WHAT TO PRODUCE.
Give the material once more, word for word, without any images.

MATERIAL.
──────────

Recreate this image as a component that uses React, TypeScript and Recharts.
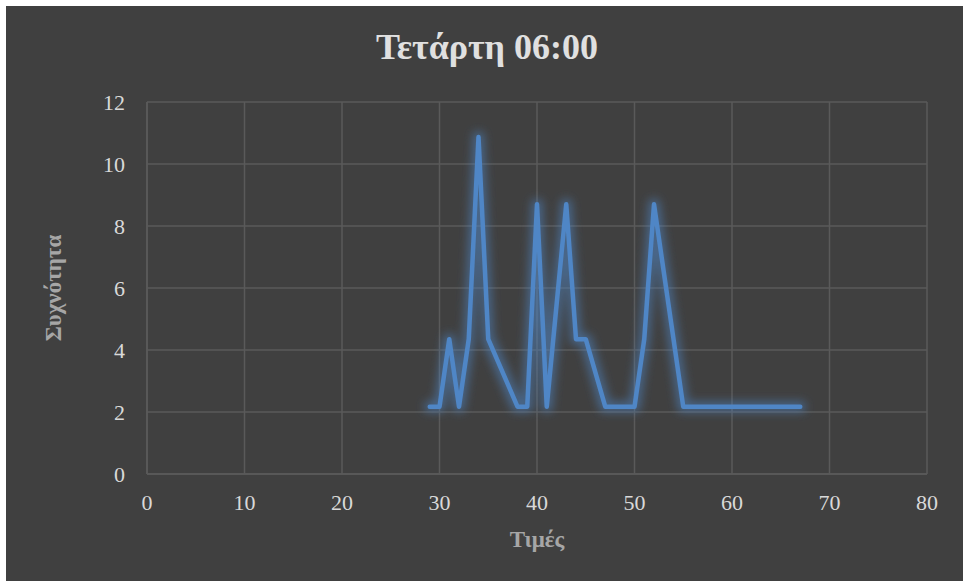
import { LineChart, Line, XAxis, YAxis, CartesianGrid } from "recharts"

// values (Τιμές) and their relative frequency in % (Συχνότητα)
const values = [29, 30, 31, 32, 33, 34, 35, 38, 39, 40, 41, 43, 44, 45, 47, 50, 51, 52, 53, 54, 55, 67]
const frequency = [
  2.17, 2.17, 4.35, 2.17, 4.35, 10.87, 4.35, 2.17, 2.17, 8.7, 2.17, 8.7, 4.35, 4.35, 2.17, 2.17, 4.35,
  8.7, 6.52, 4.35, 2.17, 2.17,
]
const xTicks = [0, 10, 20, 30, 40, 50, 60, 70, 80]
const yTicks = [0, 2, 4, 6, 8, 10, 12]

const data = values.map((v, i) => ({ value: v, freq: frequency[i] }))

const serif = '"Liberation Serif", "Times New Roman", serif'
const gridColor = "#5a5a5a"
const tickColor = "#d9d9d9"
const axisTitleColor = "#a6a6a6"

export default function App() {
  return (
    <div style={{ position: "absolute", left: 0, top: 0, width: 963, height: 581, background: "#ffffff", overflow: "hidden" }}>
      <div style={{ position: "absolute", left: 6, top: 6, right: 0, bottom: 0, background: "#404040" }} />
      <div
        style={{
          position: "absolute",
          left: 0,
          width: 974,
          top: 24,
          textAlign: "center",
          fontFamily: serif,
          fontWeight: "bold",
          fontSize: 36,
          color: "#e0e0e0",
          lineHeight: "46px",
        }}
      >
        Τετάρτη 06:00
      </div>
      <div
        style={{
          position: "absolute",
          left: 537 - 75,
          width: 150,
          top: 526,
          textAlign: "center",
          fontFamily: serif,
          fontWeight: "bold",
          fontSize: 23,
          color: axisTitleColor,
          lineHeight: "28px",
        }}
      >
        Τιμές
      </div>
      <div
        style={{
          position: "absolute",
          left: 54 - 100,
          width: 200,
          top: 288 - 14,
          textAlign: "center",
          fontFamily: serif,
          fontWeight: "bold",
          fontSize: 23,
          color: axisTitleColor,
          lineHeight: "28px",
          transform: "rotate(-90deg)",
        }}
      >
        Συχνότητα
      </div>
      <LineChart
        width={963}
        height={581}
        data={data}
        margin={{ top: 102, right: 36, bottom: 67, left: 87 }}
        style={{ position: "absolute", left: 0, top: 0 }}
      >
        <defs>
          <filter id="glow" x="-25%" y="-25%" width="150%" height="150%">
            <feMorphology in="SourceGraphic" operator="dilate" radius="3" result="thick" />
            <feGaussianBlur in="thick" stdDeviation="5" result="blur" />
            <feComponentTransfer in="blur" result="soft">
              <feFuncA type="linear" slope="0.55" />
            </feComponentTransfer>
            <feMerge>
              <feMergeNode in="soft" />
              <feMergeNode in="SourceGraphic" />
            </feMerge>
          </filter>
        </defs>
        <CartesianGrid stroke={gridColor} strokeWidth={1.5} />
        <XAxis
          dataKey="value"
          type="number"
          domain={[0, 80]}
          ticks={xTicks}
          height={40}
          tickLine={false}
          tickSize={0}
          tickMargin={20}
          axisLine={{ stroke: gridColor, strokeWidth: 1.5 }}
          tick={{ fill: tickColor, fontSize: 22, fontFamily: serif }}
        />
        <YAxis
          type="number"
          domain={[0, 12]}
          ticks={yTicks}
          width={60}
          tickLine={false}
          tickSize={0}
          tickMargin={22}
          axisLine={{ stroke: gridColor, strokeWidth: 1.5 }}
          tick={{ fill: tickColor, fontSize: 22, fontFamily: serif }}
        />
        <Line
          type="linear"
          dataKey="freq"
          stroke="#4f86c6"
          strokeWidth={4.5}
          strokeLinejoin="round"
          strokeLinecap="round"
          dot={false}
          filter="url(#glow)"
          isAnimationActive={false}
        />
      </LineChart>
    </div>
  )
}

──────────

TASK RESULT.
Recreate this image as a component that uses React, TypeScript and Recharts.
import { LineChart, Line, XAxis, YAxis, CartesianGrid } from "recharts"

// values (Τιμές) and their relative frequency in % (Συχνότητα)
const values = [29, 30, 31, 32, 33, 34, 35, 38, 39, 40, 41, 43, 44, 45, 47, 50, 51, 52, 53, 54, 55, 67]
const frequency = [
  2.17, 2.17, 4.35, 2.17, 4.35, 10.87, 4.35, 2.17, 2.17, 8.7, 2.17, 8.7, 4.35, 4.35, 2.17, 2.17, 4.35,
  8.7, 6.52, 4.35, 2.17, 2.17,
]
const xTicks = [0, 10, 20, 30, 40, 50, 60, 70, 80]
const yTicks = [0, 2, 4, 6, 8, 10, 12]

const data = values.map((v, i) => ({ value: v, freq: frequency[i] }))

const serif = '"Liberation Serif", "Times New Roman", serif'
const gridColor = "#5a5a5a"
const tickColor = "#d9d9d9"
const axisTitleColor = "#a6a6a6"

export default function App() {
  return (
    <div style={{ position: "absolute", left: 0, top: 0, width: 963, height: 581, background: "#ffffff", overflow: "hidden" }}>
      <div style={{ position: "absolute", left: 6, top: 6, right: 0, bottom: 0, background: "#404040" }} />
      <div
        style={{
          position: "absolute",
          left: 0,
          width: 974,
          top: 24,
          textAlign: "center",
          fontFamily: serif,
          fontWeight: "bold",
          fontSize: 36,
          color: "#e0e0e0",
          lineHeight: "46px",
        }}
      >
        Τετάρτη 06:00
      </div>
      <div
        style={{
          position: "absolute",
          left: 537 - 75,
          width: 150,
          top: 526,
          textAlign: "center",
          fontFamily: serif,
          fontWeight: "bold",
          fontSize: 23,
          color: axisTitleColor,
          lineHeight: "28px",
        }}
      >
        Τιμές
      </div>
      <div
        style={{
          position: "absolute",
          left: 54 - 100,
          width: 200,
          top: 288 - 14,
          textAlign: "center",
          fontFamily: serif,
          fontWeight: "bold",
          fontSize: 23,
          color: axisTitleColor,
          lineHeight: "28px",
          transform: "rotate(-90deg)",
        }}
      >
        Συχνότητα
      </div>
      <LineChart
        width={963}
        height={581}
        data={data}
        margin={{ top: 102, right: 36, bottom: 67, left: 87 }}
        style={{ position: "absolute", left: 0, top: 0 }}
      >
        <defs>
          <filter id="glow" x="-25%" y="-25%" width="150%" height="150%">
            <feMorphology in="SourceGraphic" operator="dilate" radius="3" result="thick" />
            <feGaussianBlur in="thick" stdDeviation="5" result="blur" />
            <feComponentTransfer in="blur" result="soft">
              <feFuncA type="linear" slope="0.55" />
            </feComponentTransfer>
            <feMerge>
              <feMergeNode in="soft" />
              <feMergeNode in="SourceGraphic" />
            </feMerge>
          </filter>
        </defs>
        <CartesianGrid stroke={gridColor} strokeWidth={1.5} />
        <XAxis
          dataKey="value"
          type="number"
          domain={[0, 80]}
          ticks={xTicks}
          height={40}
          tickLine={false}
          tickSize={0}
          tickMargin={20}
          axisLine={{ stroke: gridColor, strokeWidth: 1.5 }}
          tick={{ fill: tickColor, fontSize: 22, fontFamily: serif }}
        />
        <YAxis
          type="number"
          domain={[0, 12]}
          ticks={yTicks}
          width={60}
          tickLine={false}
          tickSize={0}
          tickMargin={22}
          axisLine={{ stroke: gridColor, strokeWidth: 1.5 }}
          tick={{ fill: tickColor, fontSize: 22, fontFamily: serif }}
        />
        <Line
          type="linear"
          dataKey="freq"
          stroke="#4f86c6"
          strokeWidth={4.5}
          strokeLinejoin="round"
          strokeLinecap="round"
          dot={false}
          filter="url(#glow)"
          isAnimationActive={false}
        />
      </LineChart>
    </div>
  )
}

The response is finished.